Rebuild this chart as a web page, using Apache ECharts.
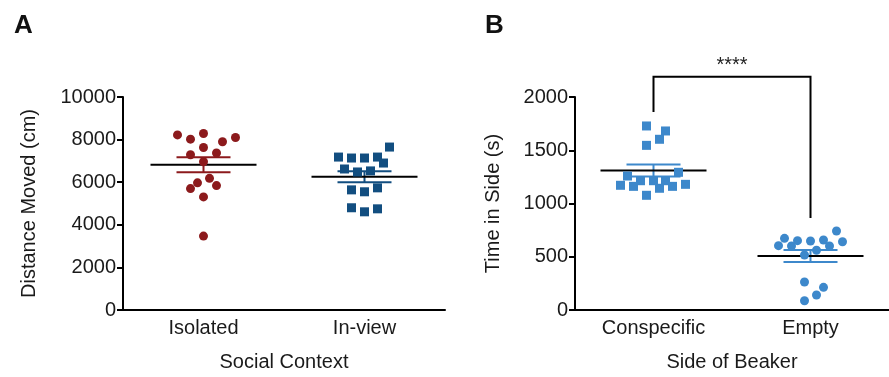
<!DOCTYPE html>
<html>
<head>
<meta charset="utf-8">
<script src="https://cdn.jsdelivr.net/npm/echarts@6/dist/echarts.min.js"></script>
<style>
html,body{margin:0;padding:0;background:#fff;}
#chart{width:889px;height:377px;}
</style>
</head>
<body>
<div id="chart"></div>
<script>
// ---------- data ----------
var contextCategories = ['Isolated', 'In-view'];
var sideCategories = ['Conspecific', 'Empty'];

var isolatedValues = [8220, 8020, 8285, 7900, 8100, 7630, 7290, 7370, 6960, 6180, 5970, 5700, 5840, 5310, 3470];
var inviewValues = [7650, 7180, 7135, 7135, 7180, 6900, 6620, 6480, 6530, 5640, 5550, 5735, 4800, 4610, 4750];
var conspecificValues = [1728, 1681, 1603, 1546, 1293, 1258, 1214, 1214, 1214, 1171, 1161, 1143, 1161, 1180, 1077];
var emptyValues = [742, 673, 604, 601, 651, 648, 657, 601, 641, 516, 561, 263, 213, 141, 87];

var distanceTicks = {min: 0, max: 10000, interval: 2000};
var timeTicks = {min: 0, max: 2000, interval: 500};

// significance bracket (data units): left foot, top, right foot
var bracketLevels = [1860, 2190, 865];
var significanceLabel = '****';

// horizontal scatter offsets (pixels) for the column layout
var isolatedJitter = [-26, -13, 0, 19, 32, 0, -13, 13, 0, 6, -6, -13, 13, 0, 0];
var inviewJitter = [25, -26, -13, 0, 13, 19, -20, -7, 6, -13, 0, 13, -13, 0, 13];
var conspecificJitter = [-7, 12, 6, -7, 25, -26, -13, 0, 12, -33, -20, 6, 19, 32, -7];
var emptyJitter = [26, -26, -32, -19, -13, 0, 13, 19, 32, -6, 6, -6, 13, 6, -6];

// ---------- helpers ----------
function meanSem(arr) {
  var n = arr.length, m = 0;
  arr.forEach(function (v) { m += v; });
  m /= n;
  var ss = 0;
  arr.forEach(function (v) { ss += (v - m) * (v - m); });
  var sd = Math.sqrt(ss / (n - 1));
  var sem = sd / Math.sqrt(n);
  return [m, m - sem, m + sem];
}
function pts(values, jitter, idx) {
  return values.map(function (v, i) {
    return {value: [idx, v], symbolOffset: [jitter[i], 0]};
  });
}

var RED = '#8c1a1c', DBLUE = '#124e80', LBLUE = '#3d88cb';
var FONT = 'Liberation Sans, Arial, Helvetica, sans-serif';
var TXT = '#1a1a1a';

function summarySeries(grid, stats, colors) {
  return {
    type: 'custom',
    xAxisIndex: grid, yAxisIndex: grid,
    clip: false,
    z: 3,
    data: stats.map(function (s, i) { return [i, s[0], s[1], s[2]]; }),
    encode: {x: 0, y: 1},
    renderItem: function (params, api) {
      var i = api.value(0);
      var pm = api.coord([i, api.value(1)]);
      var pl = api.coord([i, api.value(2)]);
      var ph = api.coord([i, api.value(3)]);
      var col = colors[params.dataIndex];
      var semStyle = {stroke: col, lineWidth: 2};
      return {
        type: 'group',
        children: [
          {type: 'line', shape: {x1: pl[0], y1: pl[1], x2: ph[0], y2: ph[1]}, style: semStyle},
          {type: 'line', shape: {x1: ph[0] - 27, y1: ph[1], x2: ph[0] + 27, y2: ph[1]}, style: semStyle},
          {type: 'line', shape: {x1: pl[0] - 27, y1: pl[1], x2: pl[0] + 27, y2: pl[1]}, style: semStyle},
          {type: 'line', shape: {x1: pm[0] - 53, y1: pm[1], x2: pm[0] + 53, y2: pm[1]}, style: {stroke: '#000', lineWidth: 2}}
        ]
      };
    }
  };
}

function xAxis(grid, cats, name) {
  return {
    type: 'category', gridIndex: grid, data: cats, boundaryGap: true,
    name: name, nameLocation: 'middle', nameGap: 42,
    nameTextStyle: {fontFamily: FONT, fontSize: 20, color: TXT},
    axisLine: {lineStyle: {color: '#000', width: 2}},
    axisTick: {alignWithLabel: true, length: 5, lineStyle: {color: '#000', width: 2}},
    axisLabel: {margin: 8, fontFamily: FONT, fontSize: 20, color: TXT},
    splitLine: {show: false}
  };
}
function yAxis(grid, ticks, name, gap) {
  return {
    type: 'value', gridIndex: grid, min: ticks.min, max: ticks.max, interval: ticks.interval,
    name: name, nameLocation: 'middle', nameGap: gap,
    nameTextStyle: {fontFamily: FONT, fontSize: 20, color: TXT},
    axisLine: {show: true, lineStyle: {color: '#000', width: 2}},
    axisTick: {show: true, length: 6, lineStyle: {color: '#000', width: 2}},
    axisLabel: {margin: 7, fontFamily: FONT, fontSize: 20, color: TXT,
                formatter: function (v) { return String(v); }},
    splitLine: {show: false}
  };
}

var statsA = [meanSem(isolatedValues), meanSem(inviewValues)];
var statsB = [meanSem(conspecificValues), meanSem(emptyValues)];

var chart = echarts.init(document.getElementById('chart'), null, {renderer: 'canvas'});
chart.setOption({
  animation: false,
  backgroundColor: '#fff',
  grid: [
    {left: 123, top: 97, width: 322, height: 213},
    {left: 575, top: 97, width: 320, height: 213}
  ],
  xAxis: [xAxis(0, contextCategories, 'Social Context'), xAxis(1, sideCategories, 'Side of Beaker')],
  yAxis: [yAxis(0, distanceTicks, 'Distance Moved (cm)', 84), yAxis(1, timeTicks, 'Time in Side (s)', 72)],
  graphic: [
    {type: 'text', left: 14, top: 13, style: {text: 'A', font: 'bold 26px ' + FONT, fill: '#111'}},
    {type: 'text', left: 485, top: 13, style: {text: 'B', font: 'bold 26px ' + FONT, fill: '#111'}}
  ],
  series: [
    summarySeries(0, statsA, [RED, DBLUE]),
    summarySeries(1, statsB, [LBLUE, LBLUE]),
    {type: 'scatter', xAxisIndex: 0, yAxisIndex: 0, symbol: 'circle', symbolSize: 9, z: 4,
     itemStyle: {color: RED, opacity: 1}, data: pts(isolatedValues, isolatedJitter, 0)},
    {type: 'scatter', xAxisIndex: 0, yAxisIndex: 0, symbol: 'rect', symbolSize: 9, z: 4,
     itemStyle: {color: DBLUE, opacity: 1}, data: pts(inviewValues, inviewJitter, 1)},
    {type: 'scatter', xAxisIndex: 1, yAxisIndex: 1, symbol: 'rect', symbolSize: 9, z: 4,
     itemStyle: {color: LBLUE, opacity: 1}, data: pts(conspecificValues, conspecificJitter, 0)},
    {type: 'scatter', xAxisIndex: 1, yAxisIndex: 1, symbol: 'circle', symbolSize: 9, z: 4,
     itemStyle: {color: LBLUE, opacity: 1}, data: pts(emptyValues, emptyJitter, 1)},
    {
      type: 'custom', xAxisIndex: 1, yAxisIndex: 1, clip: false, z: 5,
      data: [[0, 1, bracketLevels[0], bracketLevels[1], bracketLevels[2]]],
      encode: {x: 0, y: 3},
      renderItem: function (params, api) {
        var a = api.coord([api.value(0), api.value(2)]);
        var t0 = api.coord([api.value(0), api.value(3)]);
        var t1 = api.coord([api.value(1), api.value(3)]);
        var b = api.coord([api.value(1), api.value(4)]);
        return {
          type: 'group',
          children: [
            {type: 'polyline', shape: {points: [a, t0, t1, b]},
             style: {stroke: '#000', lineWidth: 2, fill: null}},
            {type: 'text', style: {text: significanceLabel, x: (t0[0] + t1[0]) / 2, y: t0[1] - 1,
              align: 'center', verticalAlign: 'bottom', font: '20px ' + FONT, fill: '#222'}}
          ]
        };
      }
    }
  ]
});
</script>
</body>
</html>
====================
Written problem> Emit the lines of the material exactly, from its first line to the line containing "-6, 13, 6, -6];", inclusive; leave every picture out.

Correct output>
Rebuild this chart as a web page, using Apache ECharts.
<!DOCTYPE html>
<html>
<head>
<meta charset="utf-8">
<script src="https://cdn.jsdelivr.net/npm/echarts@6/dist/echarts.min.js"></script>
<style>
html,body{margin:0;padding:0;background:#fff;}
#chart{width:889px;height:377px;}
</style>
</head>
<body>
<div id="chart"></div>
<script>
// ---------- data ----------
var contextCategories = ['Isolated', 'In-view'];
var sideCategories = ['Conspecific', 'Empty'];

var isolatedValues = [8220, 8020, 8285, 7900, 8100, 7630, 7290, 7370, 6960, 6180, 5970, 5700, 5840, 5310, 3470];
var inviewValues = [7650, 7180, 7135, 7135, 7180, 6900, 6620, 6480, 6530, 5640, 5550, 5735, 4800, 4610, 4750];
var conspecificValues = [1728, 1681, 1603, 1546, 1293, 1258, 1214, 1214, 1214, 1171, 1161, 1143, 1161, 1180, 1077];
var emptyValues = [742, 673, 604, 601, 651, 648, 657, 601, 641, 516, 561, 263, 213, 141, 87];

var distanceTicks = {min: 0, max: 10000, interval: 2000};
var timeTicks = {min: 0, max: 2000, interval: 500};

// significance bracket (data units): left foot, top, right foot
var bracketLevels = [1860, 2190, 865];
var significanceLabel = '****';

// horizontal scatter offsets (pixels) for the column layout
var isolatedJitter = [-26, -13, 0, 19, 32, 0, -13, 13, 0, 6, -6, -13, 13, 0, 0];
var inviewJitter = [25, -26, -13, 0, 13, 19, -20, -7, 6, -13, 0, 13, -13, 0, 13];
var conspecificJitter = [-7, 12, 6, -7, 25, -26, -13, 0, 12, -33, -20, 6, 19, 32, -7];
var emptyJitter = [26, -26, -32, -19, -13, 0, 13, 19, 32, -6, 6, -6, 13, 6, -6];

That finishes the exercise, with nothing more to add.